Amit Batish, a first-generation migrant Australian, is the One Nation candidate for the western Sydney federal electorate of Chifley. The seat has been a Labor stronghold for more than 50 years, with current MP Ed Husic going for his fourth successive term.
Mr Batish wants to challenge the status quo. He says the major parties are basically the same.
“The two ruling parties that are coming turn by turn are no different. If you take away the cover, you see that they’re the same thing. They don’t care about the people. They’re it in for themselves,” Mr Batish told NRI Affairs.
A small business owner for over 15 years, Mr Batish joined the active politics in 2016-17 “because there were that turntable prime ministers happening which we have seen in India before.”
“And then we had this push for woke ideologies not just in schools but in a political system that we could start to see. And big one was the quota system. So again, we have seen that it doesn’t work in India. I remember when Mandal Commission in the 1990s introduced a quota system there. That was never with a good intention, and I didn’t want to see it happening in Australia.”
Listen to the full interview:
Mr Batish says he chose to join One Nation because “One nation had policies that were actually talking about the people on the ground and issues that they face every day.”
“One Nation had the values that I could relate to,” he emphasised.
New South Wales One Nation leader Mark Latham says Amit Batish is an asset to the party.
“We need more people from Indian Hindu background in councils. I think there’s one at the moment in Hornsby, one at Strathfield etc. And in state parliament, Daniel Mookhey is a labour guy, but he’s more a trade union labour representative than standing up for that particular community. So it’s very important to get people, no matter their politics, running for office. The Hindu community should be more than advocates and lobbyists. They should be decision-makers,” Mr Latham told NRI Affairs.
Mr Batish agrees with Mr Latham. He says people of Indian origin need to take part in politics actively.
“I take pride in myself that Indian community is one of the communities that has very much integrated very well with Australian culture. We can do wonders for politics and bring our experience from the subcontinent. A lot of things that are happening here now, we have already faced those issues back in India like education, quota system and politics in the education system. So, we can make a big difference. It’s only we need to motivate more people to get into politics and be more politically aware.”
As a parent of two high school kids, Mr Batish feels that the education system is being slowly and gradually converted into a left propaganda machine and education is one of the issues he wants to work on through his politics.
He said, “Education system is another one where Mark has been doing such a great job in the state parliament. I want to do that same thing from the federal level.”
“Our schools are being systematically targeted by activists and have become breeding grounds for the new generation of political activists,” he said in an interview published on his website.
Mark Latham and Amit Batish deny that One Nation is an anti-Muslim or anti-migrants party, an allegation the Paulin Hanson-led party has faced over the years.

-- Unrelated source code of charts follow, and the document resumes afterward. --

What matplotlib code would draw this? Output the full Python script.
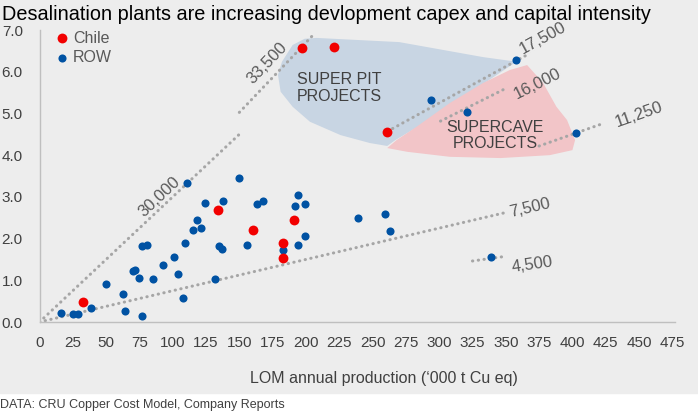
import matplotlib.pyplot as plt
import matplotlib.patches as mpatches
import numpy as np

plt.rcParams['font.family'] = ['Liberation Sans', 'DejaVu Sans']

# ROW projects: LOM annual production ('000 t Cu eq) vs capex ($bn)
row_x = [16, 25, 29, 39, 50, 63, 64, 70, 72, 75, 77, 77, 81, 85, 93, 101, 104,
         108, 109, 111, 115, 118, 121, 124, 132, 135, 137, 138, 150, 156, 163,
         168, 183, 192, 194, 194, 199, 199, 239, 259, 263, 294, 321, 339, 358, 403]
row_y = [0.21, 0.19, 0.18, 0.34, 0.91, 0.67, 0.26, 1.22, 1.24, 1.06, 0.15, 1.83,
         1.85, 1.03, 1.36, 1.55, 1.14, 0.58, 1.89, 3.33, 2.20, 2.44, 2.26, 2.85,
         1.03, 1.83, 1.74, 2.89, 3.46, 1.85, 2.84, 2.89, 1.73, 2.78, 3.05, 1.85,
         2.84, 2.06, 2.49, 2.60, 2.17, 5.32, 5.04, 1.55, 6.28, 4.52]

# Chile projects
chile_x = [33, 134, 160, 183, 183, 191, 197, 221, 261]
chile_y = [0.49, 2.69, 2.21, 1.89, 1.53, 2.45, 6.58, 6.59, 4.56]

# capital intensity lines ($/t) and the x range they cover
intensity = [30000, 33500, 17500, 16000, 11250, 7500, 4500]
line_x0 = [0, 150, 265, 301, 375, 0, 325]
line_x1 = [150, 207, 366, 351, 423, 352, 349]
label_x = [90, 171, 378, 374, 450, 368, 370]
label_y = [3.0, 6.21, 6.8, 5.72, 4.96, 2.73, 1.37]

# hand drawn zones
superpit_x = [208, 270, 333, 358, 315, 286, 267, 261, 248, 226, 203, 190, 181, 179, 182, 190, 199]
superpit_y = [6.81, 6.71, 6.35, 6.24, 5.32, 4.72, 4.36, 4.22, 4.29, 4.48, 4.80, 5.16, 5.52, 5.92, 6.24, 6.64, 6.79]
supercave_x = [366, 378, 388, 396, 402, 400, 383, 346, 308, 276, 261, 268, 283, 308, 333, 353]
supercave_y = [6.16, 5.73, 5.16, 4.84, 4.36, 4.12, 4.00, 3.93, 3.96, 4.08, 4.17, 4.36, 4.68, 5.25, 5.73, 6.04]

bg = '#EDEDED'
txt = '#595959'

fig = plt.figure(figsize=(6.98, 4.17), dpi=100, facecolor='white')
fig.patches.append(mpatches.Rectangle((0, 1 - 393 / 417), 1, 393 / 417,
                                      transform=fig.transFigure, color=bg, zorder=-10))
ax = fig.add_axes([39.5 / 698, 1 - 322 / 417, (675 - 39.5) / 698, 292 / 417])
ax.set_facecolor(bg)
ax.set_xlim(0, 477)
ax.set_ylim(0, 7)

ax.fill(superpit_x, superpit_y, color='#C8D5E3', lw=0, zorder=1)
ax.fill(supercave_x, supercave_y, color='#F2C5C8', lw=0, zorder=1)

for k, v in enumerate(intensity):
    xs = np.array([line_x0[k], line_x1[k]])
    ax.plot(xs, xs * v / 1e6, color='#A6A6A6', lw=2.2, linestyle=(0, (0.1, 1.8)),
            dash_capstyle='round', zorder=2)
    ang = np.degrees(np.arctan(v / 1e6))
    rot = ax.transData.transform_angles(np.array([ang]),
                                        np.array([[label_x[k], label_y[k]]]))[0]
    ax.text(label_x[k], label_y[k], f'{v:,}', rotation=rot, rotation_mode='anchor',
            ha='center', va='center', fontsize=12, color=txt, zorder=3)

ax.scatter(row_x, row_y, s=34, color='#0052A3', lw=0, label='ROW', zorder=4)
ax.scatter(chile_x, chile_y, s=50, color='#F20000', lw=0, label='Chile', zorder=5)

ax.text(225, 5.61, 'SUPER PIT\nPROJECTS', ha='center', va='center', fontsize=11.5,
        color='#404040', linespacing=1.1, zorder=3)
ax.text(342, 4.48, 'SUPERCAVE\nPROJECTS', ha='center', va='center', fontsize=11.5,
        color='#404040', linespacing=1.1, zorder=3)

h, l = ax.get_legend_handles_labels()
ax.legend(h[::-1], l[::-1], loc='upper left', bbox_to_anchor=(0.01, 1.02), frameon=False,
          fontsize=11.5, labelcolor=txt, handletextpad=0.1, borderaxespad=0,
          labelspacing=0.3, handlelength=1.2)

ax.set_xticks(np.arange(0, 476, 25))
ax.set_yticks(np.arange(0, 7.1, 1))
ax.set_yticklabels([f'{t:.1f}' for t in np.arange(0, 7.1, 1)])
ax.tick_params(length=0, labelsize=11, labelcolor='#404040')
ax.tick_params(axis='x', pad=10)
ax.tick_params(axis='y', pad=12)
for s in ['top', 'right']:
    ax.spines[s].set_visible(False)
for s in ['left', 'bottom']:
    ax.spines[s].set_color('#BFBFBF')
    ax.spines[s].set_linewidth(1)

fig.text(384 / 698, 1 - 378 / 417, 'LOM annual production (\u2018000 t Cu eq)',
         ha='center', va='center', fontsize=11.5, color='#404040')
fig.text(2 / 698, 1 - 20.5 / 417,
         'Desalination plants are increasing devlopment capex and capital intensity',
         ha='left', va='baseline', fontsize=14.3, color='black')
fig.text(0, 1 - 405 / 417, 'DATA: CRU Copper Cost Model, Company Reports',
         ha='left', va='center', fontsize=9, color='#404040')

fig.savefig('out.png', dpi=100, facecolor='white')
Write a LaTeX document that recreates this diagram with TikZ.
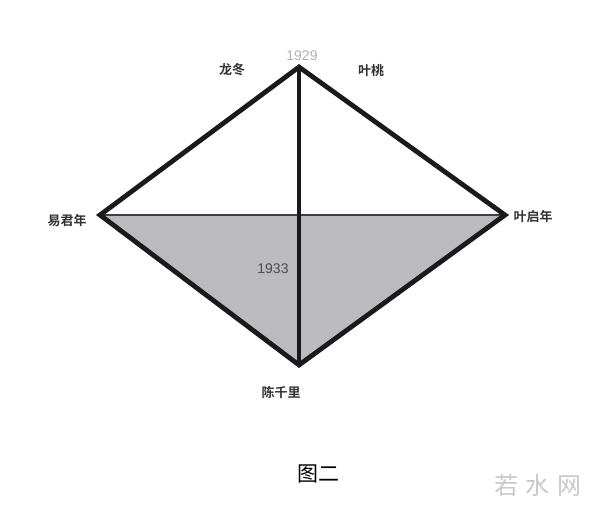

“That’s not true,” notes Mr Latham, “I’m the only one in state parliament who has moved the Religious Freedom bill that’s been supported by the Islamic community and the Hindu community, the Jewish community, Catholics, Anglican Christians across the board. I worked productively with the Islamic community. Whatever perception was 25 years ago is not valid now for NSW One Nation.”
Mr Batish adds that One Nation is not against migrants or any particular community and that this is a fear-mongering campaign.
“It is the number of migrants. There is a big difference between being against a migrant and being against the uncontrolled number of migrants. That is totally different. Labor and Liberal parties are projecting us as anti-immigrant party because they don’t have anything else to question us.”